:: DATA LINES ::
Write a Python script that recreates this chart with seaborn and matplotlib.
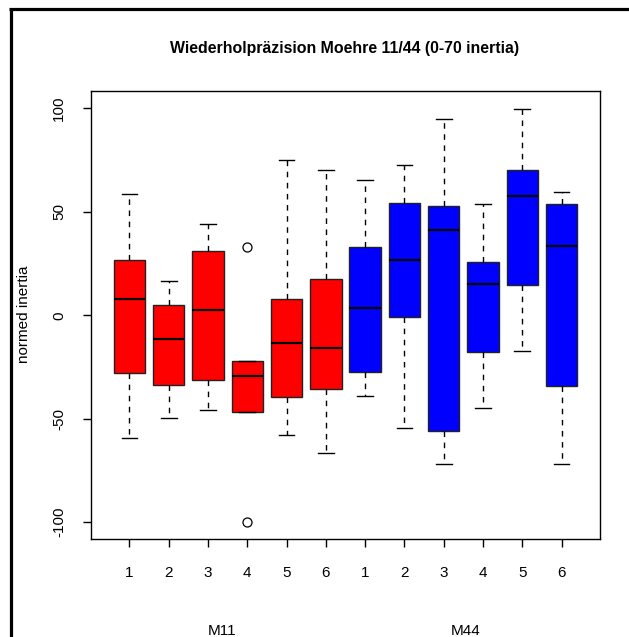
import matplotlib
matplotlib.use("Agg")
import matplotlib.pyplot as plt
import matplotlib.lines as mlines
import seaborn as sns
import pandas as pd

# ---- data (five-number summaries) ----
groups = ["M11"] * 6 + ["M44"] * 6
labels = ["1", "2", "3", "4", "5", "6", "1", "2", "3", "4", "5", "6"]
lower_whisker = [-59.4, -49.5, -45.6, -46.9, -57.7, -66.7, -38.8, -54.4, -71.7, -44.9, -17.2, -71.7]
q1 = [-27.7, -33.7, -31.1, -46.9, -39.3, -35.4, -27.2, -0.7, -55.7, -17.9, 14.5, -34.3]
median = [8.0, -11.5, 2.6, -29.3, -13.2, -15.9, 3.7, 26.6, 41.1, 15.1, 57.5, 33.5]
q3 = [26.6, 4.8, 30.9, -22.2, 8.0, 17.5, 32.8, 54.3, 52.9, 25.7, 70.2, 53.8]
upper_whisker = [58.7, 16.4, 44.1, -22.2, 75.2, 70.2, 65.2, 72.6, 94.8, 53.8, 99.8, 59.4]
outliers = {3: [32.8, -100.0]}
title = "Wiederholpräzision Moehre 11/44 (0-70 inertia)"
ylabel = "normed inertia"
group_colors = {"M11": "#ff0000", "M44": "#0000ff"}

rows = []
for i in range(len(labels)):
    key = f"{groups[i]}-{labels[i]}"
    for v in [lower_whisker[i], q1[i], median[i], q3[i], upper_whisker[i]] + outliers.get(i, []):
        rows.append({"box": key, "group": groups[i], "value": v})
df = pd.DataFrame(rows)
order = [f"{g}-{l}" for g, l in zip(groups, labels)]

plt.rcParams["font.family"] = ["Liberation Sans", "DejaVu Sans"]
fig = plt.figure(figsize=(6.29, 6.37), dpi=100)
ax = fig.add_axes([91 / 629, 1 - 539 / 637, (600 - 91) / 629, (539 - 91) / 637])

sns.boxplot(
    data=df, x="box", y="value", hue="group", order=order,
    palette=group_colors, saturation=1, dodge=False, width=0.8, whis=1.5,
    linecolor="black", linewidth=1.0, legend=False, ax=ax,
    boxprops=dict(edgecolor="#222222"),
    medianprops=dict(color="black", linewidth=1.6),
    whiskerprops=dict(color="black", linestyle=(0, (4, 4)), linewidth=1.0),
    capprops=dict(color="black", linewidth=1.0),
    flierprops=dict(marker="o", markerfacecolor="none", markeredgecolor="black",
                    markersize=6.5, markeredgewidth=0.9),
)

# R-style staples: 0.4 box-units wide
for ln in ax.lines:
    xd = list(ln.get_xdata())
    if len(xd) == 2 and ln.get_linestyle() == "-" and xd[0] != xd[1]:
        yd = ln.get_ydata()
        if yd[0] == yd[1]:
            c = (xd[0] + xd[1]) / 2
            w = abs(xd[1] - xd[0])
            if w < 0.79:
                ln.set_xdata([c - 0.2, c + 0.2])

ax.set_xlim(0.02 - 1, 12.98 - 1)
ax.set_ylim(-108.1, 108.4)
ax.set_xticks(range(12))
ax.set_xticklabels(labels, fontsize=11)
ax.set_yticks([-100, -50, 0, 50, 100])
ax.set_yticklabels(["-100", "-50", "0", "50", "100"], rotation=90, va="center", ha="center", fontsize=11)
ax.tick_params(axis="x", length=6, width=1, pad=13.5, colors="black")
ax.tick_params(axis="y", length=6, width=1, pad=16.8, colors="black")
ax.set_xlabel("")
ax.set_ylabel("")
for s in ax.spines.values():
    s.set_linewidth(1.0)
    s.set_color("black")
ax.grid(False)
ax.set_facecolor("white")

fig.text(345 / 629, 1 - 48 / 637, title, ha="center", va="center", fontsize=11.4, fontweight="bold")
fig.text(24 / 629, 1 - 314 / 637, ylabel, ha="center", va="center", rotation=90, fontsize=11)
fig.text(221.7 / 629, 1 - 631 / 637, "M11", ha="center", va="center", fontsize=11)
fig.text(465.7 / 629, 1 - 631 / 637, "M44", ha="center", va="center", fontsize=11)

# figure frame (top and left edges visible)
fig.add_artist(mlines.Line2D([10.5 / 629, 10.5 / 629], [0, 1 - 8.5 / 637], color="black", linewidth=2.3,
                             solid_capstyle="butt"))
fig.add_artist(mlines.Line2D([9 / 629, 1], [1 - 8.5 / 637, 1 - 8.5 / 637], color="black", linewidth=2.3,
                             solid_capstyle="butt"))

fig.savefig("out.png", dpi=100, facecolor="white")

:: WHAT YOU HAVE TO DO ::
Return each line from the material above exactly, but not the pictures.

:: TASK ANSWER ::
Write a Python script that recreates this chart with seaborn and matplotlib.
import matplotlib
matplotlib.use("Agg")
import matplotlib.pyplot as plt
import matplotlib.lines as mlines
import seaborn as sns
import pandas as pd

# ---- data (five-number summaries) ----
groups = ["M11"] * 6 + ["M44"] * 6
labels = ["1", "2", "3", "4", "5", "6", "1", "2", "3", "4", "5", "6"]
lower_whisker = [-59.4, -49.5, -45.6, -46.9, -57.7, -66.7, -38.8, -54.4, -71.7, -44.9, -17.2, -71.7]
q1 = [-27.7, -33.7, -31.1, -46.9, -39.3, -35.4, -27.2, -0.7, -55.7, -17.9, 14.5, -34.3]
median = [8.0, -11.5, 2.6, -29.3, -13.2, -15.9, 3.7, 26.6, 41.1, 15.1, 57.5, 33.5]
q3 = [26.6, 4.8, 30.9, -22.2, 8.0, 17.5, 32.8, 54.3, 52.9, 25.7, 70.2, 53.8]
upper_whisker = [58.7, 16.4, 44.1, -22.2, 75.2, 70.2, 65.2, 72.6, 94.8, 53.8, 99.8, 59.4]
outliers = {3: [32.8, -100.0]}
title = "Wiederholpräzision Moehre 11/44 (0-70 inertia)"
ylabel = "normed inertia"
group_colors = {"M11": "#ff0000", "M44": "#0000ff"}

rows = []
for i in range(len(labels)):
    key = f"{groups[i]}-{labels[i]}"
    for v in [lower_whisker[i], q1[i], median[i], q3[i], upper_whisker[i]] + outliers.get(i, []):
        rows.append({"box": key, "group": groups[i], "value": v})
df = pd.DataFrame(rows)
order = [f"{g}-{l}" for g, l in zip(groups, labels)]

plt.rcParams["font.family"] = ["Liberation Sans", "DejaVu Sans"]
fig = plt.figure(figsize=(6.29, 6.37), dpi=100)
ax = fig.add_axes([91 / 629, 1 - 539 / 637, (600 - 91) / 629, (539 - 91) / 637])

sns.boxplot(
    data=df, x="box", y="value", hue="group", order=order,
    palette=group_colors, saturation=1, dodge=False, width=0.8, whis=1.5,
    linecolor="black", linewidth=1.0, legend=False, ax=ax,
    boxprops=dict(edgecolor="#222222"),
    medianprops=dict(color="black", linewidth=1.6),
    whiskerprops=dict(color="black", linestyle=(0, (4, 4)), linewidth=1.0),
    capprops=dict(color="black", linewidth=1.0),
    flierprops=dict(marker="o", markerfacecolor="none", markeredgecolor="black",
                    markersize=6.5, markeredgewidth=0.9),
)

# R-style staples: 0.4 box-units wide
for ln in ax.lines:
    xd = list(ln.get_xdata())
    if len(xd) == 2 and ln.get_linestyle() == "-" and xd[0] != xd[1]:
        yd = ln.get_ydata()
        if yd[0] == yd[1]:
            c = (xd[0] + xd[1]) / 2
            w = abs(xd[1] - xd[0])
            if w < 0.79:
                ln.set_xdata([c - 0.2, c + 0.2])

ax.set_xlim(0.02 - 1, 12.98 - 1)
ax.set_ylim(-108.1, 108.4)
ax.set_xticks(range(12))
ax.set_xticklabels(labels, fontsize=11)
ax.set_yticks([-100, -50, 0, 50, 100])
ax.set_yticklabels(["-100", "-50", "0", "50", "100"], rotation=90, va="center", ha="center", fontsize=11)
ax.tick_params(axis="x", length=6, width=1, pad=13.5, colors="black")
ax.tick_params(axis="y", length=6, width=1, pad=16.8, colors="black")
ax.set_xlabel("")
ax.set_ylabel("")
for s in ax.spines.values():
    s.set_linewidth(1.0)
    s.set_color("black")
ax.grid(False)
ax.set_facecolor("white")

fig.text(345 / 629, 1 - 48 / 637, title, ha="center", va="center", fontsize=11.4, fontweight="bold")
fig.text(24 / 629, 1 - 314 / 637, ylabel, ha="center", va="center", rotation=90, fontsize=11)
fig.text(221.7 / 629, 1 - 631 / 637, "M11", ha="center", va="center", fontsize=11)
fig.text(465.7 / 629, 1 - 631 / 637, "M44", ha="center", va="center", fontsize=11)

# figure frame (top and left edges visible)
fig.add_artist(mlines.Line2D([10.5 / 629, 10.5 / 629], [0, 1 - 8.5 / 637], color="black", linewidth=2.3,
                             solid_capstyle="butt"))
fig.add_artist(mlines.Line2D([9 / 629, 1], [1 - 8.5 / 637, 1 - 8.5 / 637], color="black", linewidth=2.3,
                             solid_capstyle="butt"))

fig.savefig("out.png", dpi=100, facecolor="white")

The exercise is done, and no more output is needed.